Lately, I have been witness to inevitability and to the things it can do to people. It can destroy as well as rebuild; it can heal as much as it can break hearts. For me, inevitability is something like a predator that is stalking you. Soon, there will be nothing to hide and nowhere to go to. You ultimately succumb to its power. And something in me is not comfortable with something such as powerlessness. I cannot be contained. I choose not to be because I am not a statistic.

People all around us give up so easily because they feel that everything else will end in flames. Although this is not far from the truth, still we should be bearers of optimism because nobody likes the sting of the cynical.
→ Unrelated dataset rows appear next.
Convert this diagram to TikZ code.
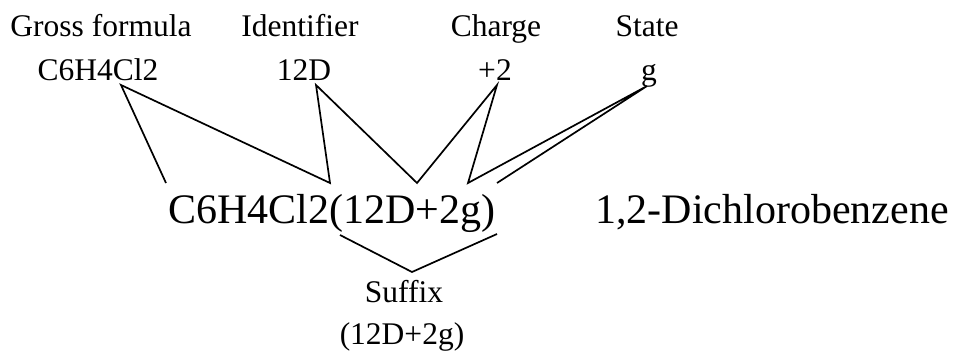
\documentclass[tikz,border=0pt]{standalone}
\usepackage{fontspec}
\setmainfont{Liberation Serif}
\begin{document}
\begin{tikzpicture}[x=1pt,y=-1pt,
  small/.style={inner sep=0pt,anchor=base,font=\fontsize{31.5}{36}\selectfont},
  big/.style={inner sep=0pt,anchor=base,font=\fontsize{42}{48}\selectfont},
  link/.style={line width=1.7pt,black}]
\useasboundingbox (0,0) rectangle (956,351);
% labels
\node[small] (gf) at (101,36) {Gross formula};
\node[small] (id) at (300,36) {Identifier};
\node[small] (ch) at (496,36) {Charge};
\node[small] (st) at (647,36) {State};
\node[small] (gfv) at (98,80) {C6H4Cl2};
\node[small] (idv) at (304,80) {12D};
\node[small] (chv) at (495,80) {+2};
\node[small] (stv) at (649,80) {g};
\node[big] (main) at (332,223) {C6H4Cl2(12D+2g)};
\node[big] (name) at (772,223) {1,2-Dichlorobenzene};
\node[small] (sfx) at (404,302) {Suffix};
\node[small] (sfxv) at (402,344) {(12D+2g)};
% apex coordinates
\coordinate (a1) at (121,85);
\coordinate (a2) at (316,85);
\coordinate (a3) at (497,85);
\coordinate (a4) at (647,86);
\coordinate (b1) at (166,183);
\coordinate (b2) at (330,183);
\coordinate (b3) at (417,183);
\coordinate (b4) at (468,183);
\coordinate (b5) at (497,183);
\coordinate (s1) at (340,235);
\coordinate (s2) at (412,272);
\coordinate (s3) at (497,234);
% connectors
\draw[link] (b1) -- (a1) -- (b2) -- (a2) -- (b3) -- (a3) -- (b4) -- (a4) -- (b5);
\draw[link] (s1) -- (s2) -- (s3);
\end{tikzpicture}
\end{document}
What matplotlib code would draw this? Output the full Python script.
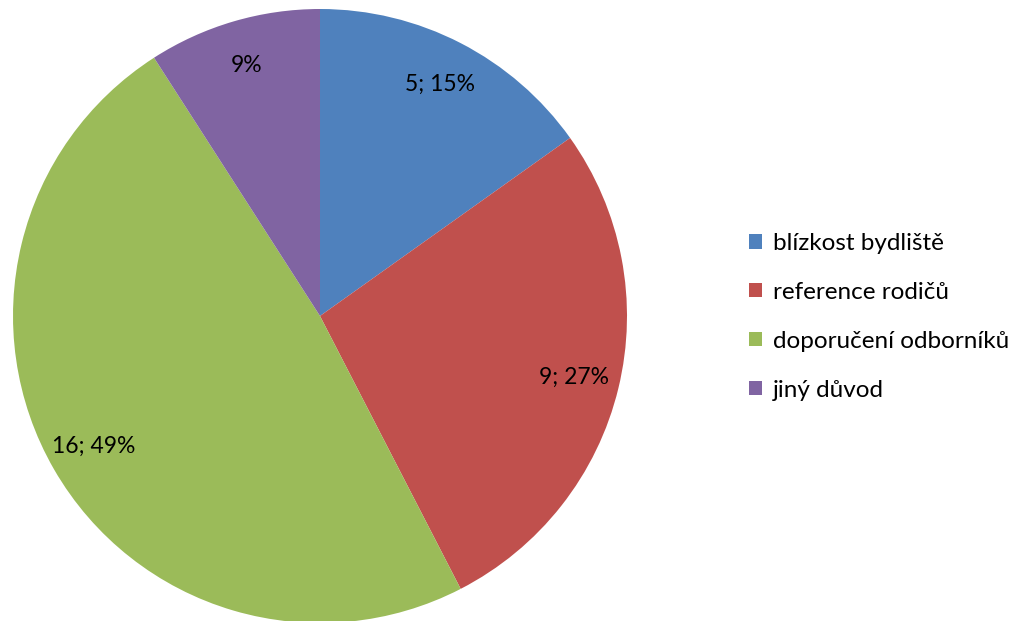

Although I have to admit that I am as guilty as the next person when it comes to giving up, I still would like to think that there is something good left in me even if a lot of people think otherwise. Sometimes, I actually believe that I am someone who is inadequate and self-centered. But most of the time, I just feel like a boy losing a battle against a giant tide. And when I struggle to surface for air, it seems as if another wave is already over my head--ready to bring me down. Sometimes I almost don't want to go up anymore.

The strength of the waves in my life is pinning me down deeper the depths. All I can do right now is keep on fighting my way up for air because that's the only way I don't drown.